Caffeine impairs red blood cell storage quality by dual inhibition of ADORA2b signaling and G6PD activity.
Pubmed ID: 40905089
Pubmed Central ID: PMC12951180
Journal: Haematologica
Publication Date: March 1, 2026
MeSH Terms: Humans, Male, Adult, Female, Blood Donors, Animals, Erythrocyte Transfusion, Blood Preservation, Caffeine, Hemolysis, Signal Transduction, Mice, Erythrocytes, Glycolysis, Receptor, Adenosine A2B, Glucosephosphate Dehydrogenase
Grants: R01 HL146442, R01 HL149714
Authors: Busch MP, Kleinman S, Deng X, Norris PJ, Page GP, Xia Y, Reisz JA, Nemkov T, Stephenson D, Keele GR, Dzieciatkowska M, Hansen KC, Zimring JC, D'Alessandro A, Hay A, Stone M, Roubinian N, Issaian A, Bevers S, Maslanka M, Moore AL
Cite As: Dzieciatkowska M, Hay A, Issaian A, Keele GR, Bevers S, Nemkov T, Reisz JA, Maslanka M, Stephenson D, Moore AL, Deng X, Stone M, Hansen KC, Kleinman S, Norris PJ, Busch MP, Page GP, Roubinian N, Xia Y, Zimring JC, D'Alessandro A. Caffeine impairs red blood cell storage quality by dual inhibition of ADORA2b signaling and G6PD activity. Haematologica 2026 Mar 1;111(3):861-875. Epub 2025 Sep 4.
Studies:
Abstract
Caffeine is the most widely consumed psychoactive substance globally, yet its peripheral physiological effects remain incompletely understood. Leveraging comprehensive data from 13,091 blood donors in the REDS RBC-Omics study, we identified caffeine as a significant modulator of red blood cell (RBC) storage quality and transfusion outcomes. Elevated caffeine levels were reproducible across multiple donations from 643 recalled donors, selected based on their extremes in hemolytic propensity. Both in the screening and recalled cohorts, higher caffeine levels were associated with disrupted RBC metabolism, characterized by reduced glycolysis, depletion of adenylate pools or 2,3-bisphosphoglycerate, and increased markers of oxidative stress and osmotic fragility, including kynurenine accumulation.
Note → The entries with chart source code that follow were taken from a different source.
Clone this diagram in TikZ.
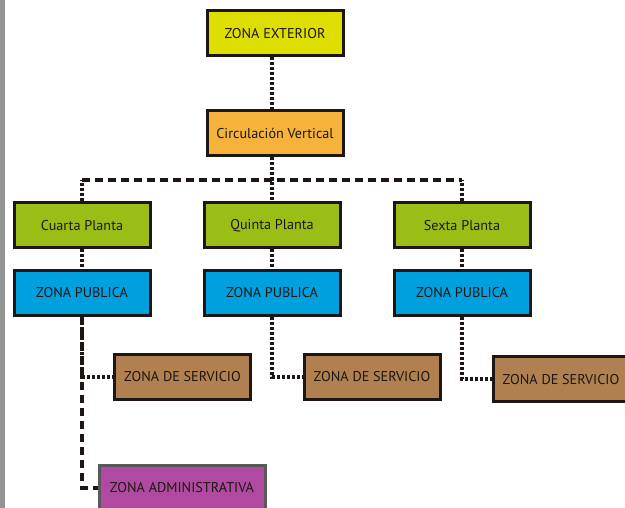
\documentclass[tikz,border=0pt]{standalone}
\usepackage{fontspec}
\setmainfont{PT Sans}
\usetikzlibrary{positioning}

\definecolor{ink}{HTML}{1E1612}
\definecolor{cExt}{HTML}{DEDE00}
\definecolor{cCirc}{HTML}{F5B33B}
\definecolor{cPiso}{HTML}{9BBE16}
\definecolor{cPub}{HTML}{009FDE}
\definecolor{cServ}{HTML}{B08050}
\definecolor{cAdm}{HTML}{B04AA0}

\tikzset{
  zbox/.style={draw=ink,line width=3pt,minimum width=136pt,minimum height=45pt,
    inner sep=0pt,text=ink},
  dotline/.style={draw=ink,line width=4pt,dash pattern=on 3pt off 2pt},
  dashline/.style={draw=ink,line width=4pt,dash pattern=on 8pt off 5pt},
}

\begin{document}
\begin{tikzpicture}[x=1pt,y=-1pt,font=\fontsize{14.2}{16}\selectfont]
  \useasboundingbox (0,0) rectangle (625,508);
  \fill[gray!85!white] (0,0) rectangle (5,508);
  \node[zbox,fill=cExt] (ext) at (275,33.5) {ZONA EXTERIOR};
  \node[zbox,fill=cCirc] (circ) at (275,133.5) {Circulación Vertical};
  \coordinate (bus) at (272,180);
  \node[zbox,fill=cPiso] (p4) at (82,225.5) {Cuarta Planta};
  \node[zbox,fill=cPiso] (p5) at (272,225.5) {Quinta Planta};
  \node[zbox,fill=cPiso] (p6) at (462,225.5) {Sexta Planta};
  \node[zbox,fill=cPub] (pub4) at (82,293) {ZONA PUBLICA};
  \node[zbox,fill=cPub] (pub5) at (272,293) {ZONA PUBLICA};
  \node[zbox,fill=cPub] (pub6) at (462,293) {ZONA PUBLICA};
  \node[zbox,fill=cServ] (serv4) at (182.5,377) {ZONA DE SERVICIO};
  \node[zbox,fill=cServ] (serv5) at (372,377) {ZONA DE SERVICIO};
  \node[zbox,fill=cServ] (serv6) at (561,379.5) {ZONA DE SERVICIO};
  \node[zbox,draw=gray!70!black,fill=cAdm,minimum width=166pt] (adm) at (182,488) {ZONA ADMINISTRATIVA};
  % conectores
  \draw[dotline] (ext.south -| bus) -- (circ.north -| bus);
  \draw[dotline] (circ.south -| bus) -- (bus) -- (p5);
  \draw[dashline] (p4.north |- bus) -- (p6.north |- bus);
  \draw[dotline] (p4) -- (p4.north |- bus);
  \draw[dotline] (p6) -- (p6.north |- bus);
  \foreach \n in {4,5,6}
    \draw[dotline] (p\n) -- (pub\n);
  \draw[dashline] (pub4) |- (adm);
  \draw[dotline] (pub4.south) |- (serv4);
  \draw[dotline] (pub5.south) |- (serv5);
  \draw[dotline] (pub6.south) |- (serv6);
\end{tikzpicture}
\end{document}
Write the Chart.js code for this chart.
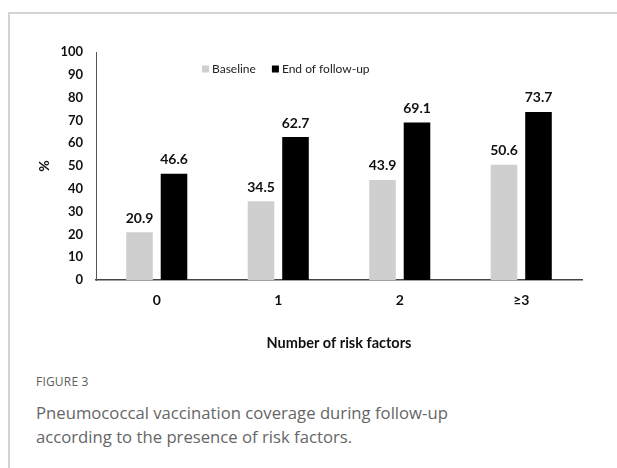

These observations were recapitulated in plasma and RBC of eight volunteers upon consumption of a cup of coffee independently of brewing method (Chemex vs. espresso). Clinically, elevated caffeine levels correlated with increased hemolysis and lower post-transfusion hemoglobin increments, an effect especially pronounced in recipients transfused with RBC from donors carrying common polymorphisms in the ADORA2B gene, a key regulator of RBC metabolism in hypoxia. These human findings were mechanistically validated using a murine model deficient in ADORA2b, which demonstrated impaired glycolytic flux, compromised antioxidant defenses (including caffeine-dependent direct inhibition of recombinantly expressed glucose 6-phosphate dehydrogenase), and decreased transfusion efficacy (lower hemoglobin increments, higher bilirubin after transfusion), effects further exacerbated by caffeine exposure during storage. Our study positions caffeine consumption as a modifiable factor in blood transfusion practice, advocating for precision strategies that integrate genetic and exposome factors, and identifies metabolic interventions to enhance blood quality and clinical outcomes.